今年3月3日,印有楼盘广告牌的围挡将耕地圈起,村民认为卖地已成既定事实。3月5日,村民们在围挡的入口处支起帐篷,日夜轮流派人值守,阻止开发商施工。村民约定,一旦出危险,鸣锣为号。
3月15日左右,曾有大约二三十人的一批社会青年,前往事发地点滋事威胁,村民鸣锣,其他村民聚集,并持铁锨等农具来到事发地,这群人才离开。
村民李亚林称,这一伙人带头的一名男子叫孙大伟(音),曾在3月12日时与另一名男子自称是开发商派来的,上他家询问,“为什么你们不让我们施工?”后因李亚林拿出手机录像两人离开。
多名村民称,有施工队人员告诉他们,施工队接到了上级命令,3月25日之前,必须动工。
村民们认为村主任杜群山对征地的支持十分坚决。有村民说,不开村民大会卖地无效。杜群山回应,“卖地就跟你们家卖房子一样,证最后在谁手里,地就是谁的。这事是政府行为,你们爱上哪儿上访去哪儿上访,爱去找谁去找谁。”
城市“包围”村庄
平度市近年大力推进城镇化,杜家疃村周边多个村庄均在拆迁
3月23日,杜家疃村哀乐不断,这是纵火事件中死者耿福林的葬礼。
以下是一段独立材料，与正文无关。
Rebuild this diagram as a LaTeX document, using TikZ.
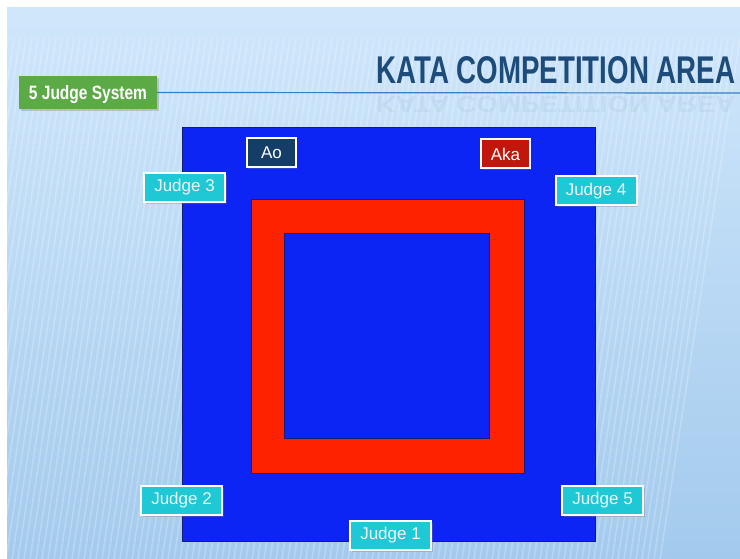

村支书江胜军踱步到耿福林家,一脸肃穆。但没有人见到杜群山。
江胜军是2011年与杜群山“一同上台的”。他家位于杜家疃村292号,与289号的村主任杜群山有3户之隔。
当天下午,江胜军回到家,趴在桌子上给“党委领导”写了一份辞职报告。在报告中他说,耿福林已经火化,目前他控制不了局面,“实在无能为力”。
江胜军说,他辞职的主要原因是“上边压,下边挤”,群众不理解,工作难做。“连我嫂子都对我有看法了。”
这已不是江胜军第一次提出辞职。本月中旬,在村民搭建帐篷守地后,他因“控制不了场面”,向凤台街道办党委提出了口头辞职,随后跑到潍坊赋闲。
但党委领导以“哪个村子没有问题”挽留了他。“我是共产党员,我得服从命令。”江胜军说。
杜家疃周边的大官庄、西凤台、东盘疃、西盘疃、大窑村、李官庄等诸多村庄,也都面临征地或拆迁的局面。
近年来,平度市委市政府强势推进城镇化,征地拆迁力度非常大。目前,平度市辖区内,共有超过90个村镇正在推进类似的城镇化工程。
2012年3月22日,平度召开加快推进新型城镇化动员大会,市委书记王中说,要排除干扰,破解制约,强化“抓拆迁就是抓改造、抓项目、抓超常规跨越发展”的意识,以坚定不移的决心“强力”推进新型城镇化。
去年11月12日,号称青岛最大新农村社区幸福里社区奠基。这个同样属于凤台街道的社区占地近300亩、总建筑面积323万平方米,涉及周边5个村庄1100余户村民。而这样的新农村社区,平度今年共规划建设261个。
村民李冒说,等到村南侧的楼盘建成,整个村庄将被城市“包围”,村民们早晚有一天也会上楼。